# 1973 homelite super 1050 never had gas in it!! Just took it out of the cardboard box!!



## Chapmansh (Mar 30, 2020)




----------



## Marine-piper (Mar 30, 2020)

Outstanding find, how'd you come across it?
Can you take a picture of the ID tag?
100cc muscle saw.[emoji106]
Sent from my SM-G965U using Tapatalk


----------



## Training Wheels (Mar 30, 2020)

Good looking saw....have fun with it! 

Best,

~TW


----------



## Chapmansh (Mar 30, 2020)

Marine-piper said:


> Outstanding find, how'd you come across it?
> Can you take a picture of the ID tag?
> 100cc muscle saw.[emoji106]
> Sent from my SM-G965U using Tapatalk


Yes I sure will! My grandpa had it in the box in his house never used!!


----------



## Chapmansh (Mar 30, 2020)

Training Wheels said:


> Good looking saw....have fun with it!
> 
> Best,
> 
> ~TW


I’m going to put it on my mantle!!


----------



## Marine-piper (Mar 30, 2020)

OR....you can sell it to me![emoji1787][emoji1787]
I finally just found a really nice one.


----------



## Marine-piper (Mar 30, 2020)

If you get the ID tag I can get you exact date and other info. 

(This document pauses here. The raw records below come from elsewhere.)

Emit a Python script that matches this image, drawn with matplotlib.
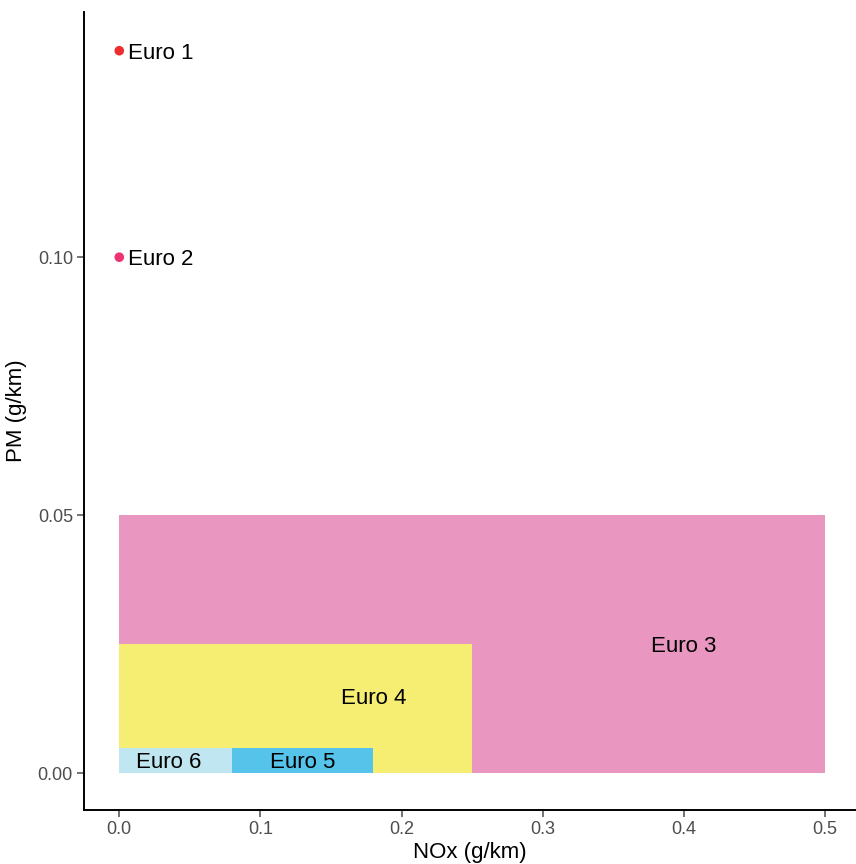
import matplotlib
matplotlib.use("Agg")
import matplotlib.pyplot as plt

plt.rcParams['font.family'] = ['Liberation Sans', 'DejaVu Sans']

# Rectangles (standards as boxes)
rect_names = ["Euro 3", "Euro 4", "Euro 5", "Euro 6"]
rect_xmin = [0.0, 0.0, 0.08, 0.0]
rect_xmax = [0.5, 0.25, 0.18, 0.08]
rect_ymax = [0.05, 0.025, 0.005, 0.005]
rect_colors = ["#E996C0", "#F5EE73", "#56C3EA", "#BFE6F1"]
rect_label_x = [0.40, 0.18, 0.13, 0.035]
rect_label_y = [0.025, 0.015, 0.0025, 0.0025]

# Points
pt_names = ["Euro 1", "Euro 2"]
pt_x = [0.0, 0.0]
pt_y = [0.14, 0.10]
pt_colors = ["#EE2E2E", "#EE3470"]

xticks = [0.0, 0.1, 0.2, 0.3, 0.4, 0.5]
xticklabels = ["0.0", "0.1", "0.2", "0.3", "0.4", "0.5"]
yticks = [0.00, 0.05, 0.10]
yticklabels = ["0.00", "0.05", "0.10"]

fig = plt.figure(figsize=(8.56, 8.64), dpi=100)
ax = fig.add_axes([84/856, 1 - 810/864, (856-84)/856, (810-12)/864])

widths = [b - a for a, b in zip(rect_xmin, rect_xmax)]
ax.bar(rect_xmin, rect_ymax, width=widths, bottom=0, align='edge',
       color=rect_colors, edgecolor='none', linewidth=0)
for n, lx, ly in zip(rect_names, rect_label_x, rect_label_y):
    ax.text(lx, ly, n, ha='center', va='center_baseline', fontsize=16, color='black')

ax.scatter(pt_x, pt_y, s=48, c=pt_colors, edgecolors='none', zorder=3)
for n, x, y in zip(pt_names, pt_x, pt_y):
    ax.text(x + 0.0065, y, n, ha='left', va='center_baseline', fontsize=16, color='black')

ax.set_xlim(-0.025, 0.522)
ax.set_ylim(-0.0071, 0.1475)
ax.set_xticks(xticks)
ax.set_xticklabels(xticklabels)
ax.set_yticks(yticks)
ax.set_yticklabels(yticklabels)
ax.tick_params(axis='both', labelsize=13, colors='#4D4D4D', length=5, width=1.1, pad=3)
for s in ['top', 'right']:
    ax.spines[s].set_visible(False)
for s in ['left', 'bottom']:
    ax.spines[s].set_linewidth(1.4)
    ax.spines[s].set_color('black')
ax.set_xlabel("NOx (g/km)", fontsize=16, labelpad=2.5)
ax.set_ylabel("PM (g/km)", fontsize=16, labelpad=8)

fig.savefig("out.png", dpi=100)
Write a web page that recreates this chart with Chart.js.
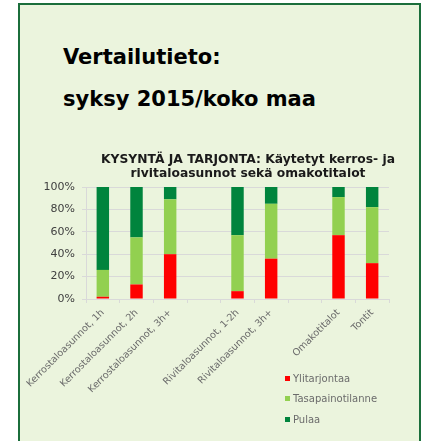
<!DOCTYPE html>
<html>
<head>
<meta charset="utf-8">
<script src="https://cdn.jsdelivr.net/npm/chart.js@4.4.0/dist/chart.umd.min.js"></script>
<style>
html, body { margin:0; padding:0; width:423px; height:441px; overflow:hidden; background:#fff; }
#panel { position:absolute; left:18px; top:3px; width:403px; height:470px; box-sizing:border-box;
         background:#ebf4dd; border:2px solid #1b6e3b; border-bottom:none; }
.head { position:absolute; left:63px; font:bold 21px "DejaVu Sans"; line-height:21px; color:#000; white-space:nowrap; }
#chart-con { position:absolute; left:0; top:140px; width:496px; height:301px; }
#legend { position:absolute; left:285px; top:368px; font:10px "DejaVu Sans"; color:#6b6b6b; }
#legend .item { height:20.5px; display:flex; align-items:center; }
#legend .box { width:5px; height:5px; margin-right:3px; }
</style>
</head>
<body>
<div id="panel"></div>
<div class="head" style="top:47px">Vertailutieto:</div>
<div class="head" style="top:89px">syksy 2015/koko maa</div>
<div id="chart-con"><canvas id="my-chart" width="496" height="301"></canvas></div>
<div id="legend"></div>
<script>
// data (percent)
const categories = ['Kerrostaloasunnot, 1h', 'Kerrostaloasunnot, 2h', 'Kerrostaloasunnot, 3h+', '',
                    'Rivitaloasunnot, 1-2h', 'Rivitaloasunnot, 3h+', '', 'Omakotitalot', 'Tontit'];
const ylitarjontaa = [2, 13, 40, null, 7, 36, null, 57, 32];
const tasapainotilanne = [24, 42, 49, null, 50, 49, null, 34, 50];
const pulaa = [74, 45, 11, null, 43, 15, null, 9, 18];
const seriesNames = ['Ylitarjontaa', 'Tasapainotilanne', 'Pulaa'];
const seriesColors = ['#ff0000', '#92d050', '#00843d'];
const yTickValues = [0, 10, 20, 30, 40, 50, 60, 70, 80, 90, 100];
const chartTitle = ['KYSYNTÄ JA TARJONTA: Käytetyt kerros- ja', 'rivitaloasunnot sekä omakotitalot'];

Chart.defaults.font.family = 'DejaVu Sans';
Chart.defaults.animation = false;

function showChart(){
    const seriesValues = [ylitarjontaa, tasapainotilanne, pulaa];
    const datasets = [];
    seriesNames.forEach((name, i) => {
        datasets.push({
            label: name,
            data: seriesValues[i],
            backgroundColor: seriesColors[i],
            borderWidth: 0,
            barPercentage: 0.37,
            categoryPercentage: 1
        });
    });

    const config = {
        type: 'bar',
        data: { labels: categories, datasets },
        options: {
            responsive: false,
            layout: { padding: 0 },
            plugins: {
                legend: { display: false },
                tooltip: { enabled: false },
                title: {
                    display: true,
                    text: chartTitle,
                    color: '#1a1a1a',
                    font: { size: 12.3, weight: 'bold', lineHeight: '14px' },
                    padding: { top: 13, bottom: 6 }
                }
            },
            scales: {
                x: {
                    stacked: true,
                    grid: { offset: true, drawOnChartArea: false, color: '#d9d9d9', tickLength: 4 },
                    border: { color: '#d9d9d9' },
                    ticks: { autoSkip: false, minRotation: 45, maxRotation: 45, padding: 4,
                             color: '#6b6b6b', font: { size: 9.6 } },
                    afterFit: s => { s.height = 142; }
                },
                y: {
                    stacked: true,
                    min: 0,
                    max: 100,
                    grid: { color: '#d9d9d9', tickLength: 4 },
                    border: { color: '#d9d9d9' },
                    ticks: { padding: 7, color: '#404040', font: { size: 11 },
                             callback: v => v + '%' },
                    afterBuildTicks: s => { s.ticks = yTickValues.map(v => ({ value: v })); },
                    afterFit: s => { s.width = 86; }
                },
                // empty space on the right so the title stays centred over the whole panel
                spacer: {
                    type: 'linear',
                    position: 'right',
                    grid: { display: false },
                    border: { display: false },
                    ticks: { display: false },
                    afterFit: s => { s.width = 107; }
                }
            }
        }
    };

    return new Chart(document.getElementById('my-chart').getContext('2d'), config);
}

function showLegend(chart){
    const legend = document.getElementById('legend');
    chart.data.datasets.forEach(ds => {
        legend.innerHTML += `<div class="item"><span class="box" style="background:${ds.backgroundColor}"></span>${ds.label}</div>`;
    });
}

const myChart = showChart();
showLegend(myChart);
</script>
</body>
</html>
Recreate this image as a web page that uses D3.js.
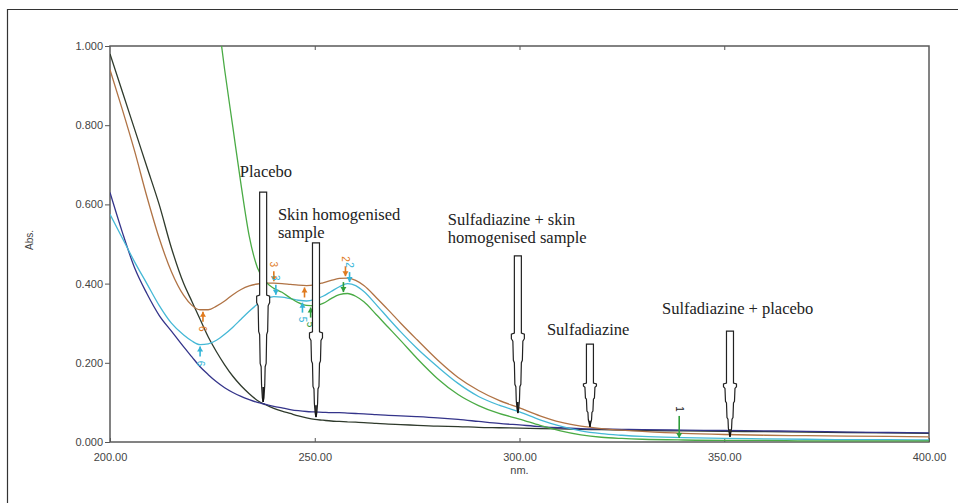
<!DOCTYPE html>
<html>
<head>
<meta charset="utf-8">
<script src="https://cdn.jsdelivr.net/npm/d3@7"></script>
<style>
  body { margin: 0; background: #fff; }
  svg { display: block; }
</style>
</head>
<body>
<div id="chart"></div>
<script>
// wavelength grid (nm) shared by all spectra
const wavelengths = [200, 203, 206, 209, 212, 215, 218, 220, 222, 224, 226, 228, 230, 232, 234, 236, 238, 240, 242, 244,
    246, 248, 250, 252, 254, 256, 258, 260, 262, 265, 268, 271, 275, 280, 285, 290, 295, 300, 305, 310,
    315, 320, 325, 330, 340, 350, 360, 370, 380, 390, 400];

// absorbance
const blackAbs = [0.98, 0.885, 0.79, 0.695, 0.60, 0.49, 0.40, 0.355, 0.31, 0.265, 0.228, 0.195, 0.166, 0.142, 0.122, 0.105, 0.094, 0.085, 0.078, 0.072,
    0.066, 0.061, 0.057, 0.055, 0.053, 0.052, 0.051, 0.05, 0.049, 0.047, 0.045, 0.044, 0.042, 0.04, 0.039, 0.037, 0.036, 0.035, 0.034, 0.033,
    0.032, 0.031, 0.03, 0.029, 0.028, 0.027, 0.026, 0.025, 0.024, 0.023, 0.022];
const navyAbs = [0.63, 0.53, 0.44, 0.375, 0.32, 0.28, 0.24, 0.215, 0.19, 0.17, 0.152, 0.137, 0.125, 0.115, 0.107, 0.1, 0.095, 0.09, 0.086, 0.082,
    0.079, 0.077, 0.076, 0.075, 0.074, 0.074, 0.073, 0.072, 0.071, 0.069, 0.067, 0.066, 0.064, 0.061, 0.057, 0.052, 0.047, 0.043, 0.039, 0.036,
    0.034, 0.033, 0.032, 0.031, 0.03, 0.029, 0.028, 0.027, 0.025, 0.024, 0.023];
const brownAbs = [0.94, 0.84, 0.735, 0.62, 0.515, 0.43, 0.37, 0.345, 0.334, 0.334, 0.343, 0.356, 0.372, 0.385, 0.394, 0.399, 0.401, 0.401, 0.40, 0.398,
    0.396, 0.395, 0.397, 0.402, 0.408, 0.413, 0.414, 0.408, 0.395, 0.365, 0.333, 0.300, 0.258, 0.207, 0.163, 0.13, 0.105, 0.086, 0.066, 0.05,
    0.04, 0.034, 0.03, 0.027, 0.022, 0.019, 0.017, 0.016, 0.015, 0.014, 0.013];
const cyanAbs = [0.575, 0.515, 0.455, 0.40, 0.345, 0.30, 0.27, 0.255, 0.246, 0.248, 0.257, 0.272, 0.29, 0.31, 0.33, 0.348, 0.36, 0.367, 0.366, 0.362,
    0.358, 0.356, 0.36, 0.368, 0.38, 0.392, 0.40, 0.395, 0.38, 0.347, 0.312, 0.278, 0.236, 0.19, 0.148, 0.115, 0.093, 0.076, 0.056, 0.04,
    0.028, 0.021, 0.017, 0.014, 0.011, 0.009, 0.008, 0.007, 0.006, 0.006, 0.005];
const greenAbs = [null, null, null, null, null, null, null, null, null, null, 1.10, 0.94, 0.795, 0.65, 0.52, 0.44, 0.405, 0.388, 0.378, 0.364,
    0.352, 0.345, 0.344, 0.35, 0.362, 0.372, 0.375, 0.368, 0.354, 0.322, 0.289, 0.256, 0.211, 0.16, 0.12, 0.092, 0.072, 0.058, 0.042, 0.028,
    0.018, 0.012, 0.009, 0.007, 0.005, 0.004, 0.004, 0.003, 0.003, 0.003, 0.003];

const seriesNames = ["black", "navy", "brown", "cyan", "green"];
const seriesValues = [blackAbs, navyAbs, brownAbs, cyanAbs, greenAbs];

// peak pick markers
const markerSeries = ["brown", "brown", "brown", "brown", "cyan", "cyan", "cyan", "cyan", "green", "green", "green"];
const markerNm = [240, 257.5, 247.5, 222.7, 240.5, 258.5, 247, 222, 257, 249, 339];
const markerText = ["3", "2", "", "6", "3", "2", "5", "6", "", "5", "1"];
const markerKind = ["peak", "peak", "valley", "valley", "peak", "peak", "valley", "valley", "peak", "valley", "peak"];

// callouts: label lines, arrow tip, shaft step and top (in nm / Abs.)
const calloutLabels = [["Placebo"], ["Skin homogenised", "sample"], ["Sulfadiazine + skin", "homogenised sample"],
    ["Sulfadiazine"], ["Sulfadiazine + placebo"]];
const calloutTipNm = [237.4, 250.3, 299.6, 317.2, 351.4];
const calloutTipAbs = [0.101, 0.063, 0.073, 0.038, 0.013];
const calloutStepAbs = [0.371, 0.278, 0.275, 0.149, 0.149];
const calloutTopAbs = [0.631, 0.503, 0.470, 0.247, 0.280];
const calloutTextNm = [231.7, 241.0, 282.5, 306.7, 334.8];
const calloutTextAbs = [0.669, 0.561, 0.548, 0.270, 0.323];

const yTicks = [0, 0.2, 0.4, 0.6, 0.8, 1.0];
const xTicks = [200, 250, 300, 350, 400];

function drawChart(){
    let W = 958, H = 503;
    let colors = {"black": "#2f3a2c", "navy": "#34348a", "brown": "#b07345", "cyan": "#45b8d6", "green": "#4aab45"};
    let markColors = {"brown": "#e07a1e", "cyan": "#35b5d8", "green": "#2f9e3a"};

    let svg = d3.select("#chart").append("svg")
        .attr("width", W)
        .attr("height", H);

    let x = d3.scaleLinear().domain([200, 400]).range([110, 929]);
    let y = d3.scaleLinear().domain([0, 1]).range([442, 46]);

    // outer border of the figure (left and top edges visible)
    svg.append("path")
        .attr("d", "M7.5," + H + "V9.5H" + W)
        .attr("fill", "none")
        .attr("stroke", "#333")
        .attr("stroke-width", 1.2);

    svg.append("clipPath").attr("id", "plotClip")
        .append("rect")
        .attr("x", x(200)).attr("y", y(1))
        .attr("width", x(400) - x(200)).attr("height", y(0) - y(1));

    // axes
    let yAxis = d3.axisLeft(y).tickValues(yTicks).tickFormat(d3.format(".3f")).tickSize(5).tickPadding(2);
    let gy = svg.append("g").attr("transform", "translate(" + x(200) + ",0)").call(yAxis);
    let xAxis = d3.axisBottom(x).tickValues(xTicks).tickFormat(d3.format(".2f")).tickSize(-4).tickPadding(11);
    let gx = svg.append("g").attr("transform", "translate(0," + y(0) + ")").call(xAxis);
    let xTop = d3.axisTop(x).tickValues(xTicks.slice(1, -1)).tickFormat("").tickSize(-4);
    let gt = svg.append("g").attr("transform", "translate(0," + y(1) + ")").call(xTop);

    [gx, gy, gt].forEach(g => {
        g.select(".domain").remove();
        g.selectAll(".tick line").attr("stroke", "#555");
        g.selectAll("text")
            .style("font-family", "'Liberation Sans', Arial, sans-serif")
            .style("font-size", "11px")
            .attr("fill", "#444");
    });

    // frame
    svg.append("rect")
        .attr("x", x(200)).attr("y", y(1))
        .attr("width", x(400) - x(200)).attr("height", y(0) - y(1))
        .attr("fill", "none")
        .attr("stroke", "#5a5a5a")
        .attr("stroke-width", 1.5);

    svg.append("text")
        .attr("transform", "translate(33," + ((y(0) + y(1)) / 2 - 4) + ") rotate(-90)")
        .attr("text-anchor", "middle")
        .style("font-family", "'Liberation Sans', Arial, sans-serif")
        .style("font-size", "10px")
        .attr("fill", "#444")
        .text("Abs.");

    svg.append("text")
        .attr("x", (x(200) + x(400)) / 2)
        .attr("y", 474)
        .attr("text-anchor", "middle")
        .style("font-family", "'Liberation Sans', Arial, sans-serif")
        .style("font-size", "11px")
        .attr("fill", "#444")
        .text("nm.");

    // spectra
    let line = d3.line()
        .defined(d => d[1] !== null)
        .x(d => x(d[0]))
        .y(d => y(d[1]))
        .curve(d3.curveMonotoneX);

    let plot = svg.append("g").attr("clip-path", "url(#plotClip)");
    seriesNames.forEach((name, i) => {
        let pts = wavelengths.map((w, j) => [w, seriesValues[i][j]]);
        plot.append("path")
            .datum(pts)
            .attr("d", line)
            .attr("fill", "none")
            .attr("stroke", colors[name])
            .attr("stroke-width", 1.3);
    });

    // peak / valley markers
    let valueAt = (name, nm) => {
        let vals = seriesValues[seriesNames.indexOf(name)];
        let interp = d3.scaleLinear().domain(wavelengths).range(vals);
        return interp(nm);
    };
    markerNm.forEach((nm, i) => {
        let name = markerSeries[i];
        let c = markColors[name];
        let cx = x(nm), cy = y(valueAt(name, nm));
        let peak = markerKind[i] === "peak";
        let len = (nm > 330) ? 24 : 12;
        let s = peak ? -1 : 1;   // peak: arrow from above, valley: from below
        let g = svg.append("g");
        g.append("line")
            .attr("x1", cx).attr("x2", cx)
            .attr("y1", cy + s * 2).attr("y2", cy + s * len)
            .attr("stroke", c).attr("stroke-width", 1.6);
        g.append("path")
            .attr("d", "M" + cx + "," + (cy + s * 2) + "L" + (cx - 3) + "," + (cy + s * 7) + "L" + (cx + 3) + "," + (cy + s * 7) + "Z")
            .attr("fill", c);
        if (markerText[i] !== ""){
            let ty = cy + s * (len + 7);
            g.append("text")
                .attr("transform", "translate(" + cx + "," + ty + ") rotate(90)")
                .attr("text-anchor", "middle")
                .attr("dy", "0.35em")
                .style("font-family", "'Liberation Sans', Arial, sans-serif")
                .style("font-size", "10px")
                .attr("fill", nm > 330 ? "#222" : c)
                .text(markerText[i]);
        }
    });

    // pencil-shaped callout arrows: thin shaft, shoulder, stepped taper
    calloutLabels.forEach((lines, i) => {
        let cx = x(calloutTipNm[i]);
        let yt = y(calloutTipAbs[i]);
        let ys = y(calloutStepAbs[i]);
        let ytop = y(calloutTopAbs[i]);
        let L = yt - ys;
        let half = [
            [3.5, ytop], [3.5, ys], [6.5, ys + 1], [6.5, ys + 0.07 * L], [5, ys + 0.1 * L],
            [4.5, ys + 0.34 * L], [3.5, ys + 0.37 * L], [3, ys + 0.64 * L], [2, ys + 0.67 * L],
            [1.6, ys + 0.84 * L], [0.8, yt - 4], [0, yt]
        ];
        let pts = half.map(p => [cx + p[0], p[1]])
            .concat(half.slice(0, -1).reverse().map(p => [cx - p[0], p[1]]));
        svg.append("path")
            .attr("d", d3.line()(pts) + "Z")
            .attr("fill", "#fff")
            .attr("stroke", "#222")
            .attr("stroke-width", 1.2);
        svg.append("line")
            .attr("x1", cx).attr("x2", cx)
            .attr("y1", ys + 0.86 * L).attr("y2", yt)
            .attr("stroke", "#111").attr("stroke-width", 1.6);

        let t = svg.append("text")
            .attr("x", x(calloutTextNm[i]))
            .attr("y", y(calloutTextAbs[i]))
            .style("font-family", "'Liberation Serif', 'Times New Roman', serif")
            .style("font-size", "16.5px")
            .attr("fill", "#222");
        lines.forEach((s, k) => {
            t.append("tspan")
                .attr("x", x(calloutTextNm[i]))
                .attr("dy", k === 0 ? 0 : 18)
                .text(s);
        });
    });
}

drawChart();
</script>
</body>
</html>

Sent from my SM-G965U using Tapatalk


----------



## Chapmansh (Mar 31, 2020)

Marine-piper said:


> If you get the ID tag I can get you exact date and other info.
> 
> Sent from my SM-G965U using Tapatalk


----------



## buzz sawyer (Mar 31, 2020)

That's a beaut! This belongs in the YOU SUCK thread.


----------



## Marine-piper (Mar 31, 2020)

Ok Chapmansh obviously you know the saw was made in Charlotte NC but as for the rest here you go per the serial number 
1= the #1 mfg line
0= 1980, sorry not 1973 [emoji3064]
150= May 29th not 30th 1980 was leap year.
0168= it was the 168 saw made that day.
So your saw was made May 29, 1980. 
It should have the Walbro SDC carb not the Tillotson HL.
The UT# 10139 is a Super 1050 Automatic and the 4 is an option specifically for that saw.

Sent from my SM-G965U using Tapatalk


----------



## Chapmansh (Mar 31, 2020)

Marine-piper said:


> Ok Chapmansh obviously you know the saw was made in Charlotte NC but as for the rest here you go per the serial number
> 1= the #1 mfg line
> 0= 1980, sorry not 1973 [emoji3064]
> 150= May 29th not 30th 1980 was leap year.
> ...


Thank you


----------



## Marine-piper (Mar 31, 2020)

Any time, you have a really nice muscle saw.

Sent from my SM-G965U using Tapatalk


----------



## Marine-piper (Mar 31, 2020)

This is mine running so nice.



Sent from my SM-G965U using Tapatalk


----------



## Supercharged86 (Apr 3, 2020)

HOLY MOLY, that's a beauty!!!


----------



## Supercharged86 (Apr 3, 2020)

Marine-piper said:


> Ok Chapmansh obviously you know the saw was made in Charlotte NC but as for the rest here you go per the serial number
> 1= the #1 mfg line
> 0= 1980, sorry not 1973 [emoji3064]
> 150= May 29th not 30th 1980 was leap year.
> ...



Nicely done there M-P.


----------



## Maintenance supervisor (May 30, 2020)

Chapmansh said:


> View attachment 812605


That is fantastic a real family heirloom! I have 2 of them and they are really just an AWESOME saw to run and cut with.


----------



## buzz sawyer (May 30, 2020)

Maintenance supervisor said:


> That is fantastic a real family heirloom! I have 2 of them and they are really just an AWESOME saw to run and cut with.


You left out L O U D


----------



## mexicanyella (May 30, 2020)

That is really cool. Are the chassis castings for the 1050 the same as the C-series, but with a more powerful engine stuffed in? The air box lid and front tank cover look similar to me.


----------



## Maintenance supervisor (Jun 15, 2020)

mexicanyella said:


> That is really cool. Are the chassis castings for the 1050 the same as the C-series, but with a more powerful engine stuffed in? The air box lid and front tank cover look similar to me.


From what I've been told yes the body parts are interchangeable .


----------



## chainsawman123 (Sep 14, 2020)

Chapmansh said:


> Yes I sure will! My grandpa had it in the box in his house never used!!


is the saw for sale


----------



## olyman (Sep 15, 2020)

chainsawman123 said:


> is the saw for sale


want it given to uuuuuuu, as your sooooo deserving of it?????? zero...…...


----------



## Maintenance supervisor (Sep 15, 2020)

Im pretty sure that it's a family heirloom.


----------



## Marine-piper (Sep 15, 2020)

Yes, he said it was his grandfather's in an unopened box in the house.

Sent from my SM-G986U using Tapatalk


----------



## ElevatorGuy (Sep 15, 2020)

chainsawman123 said:


> is the saw for sale



c’mon Gunny, Get outta here!


----------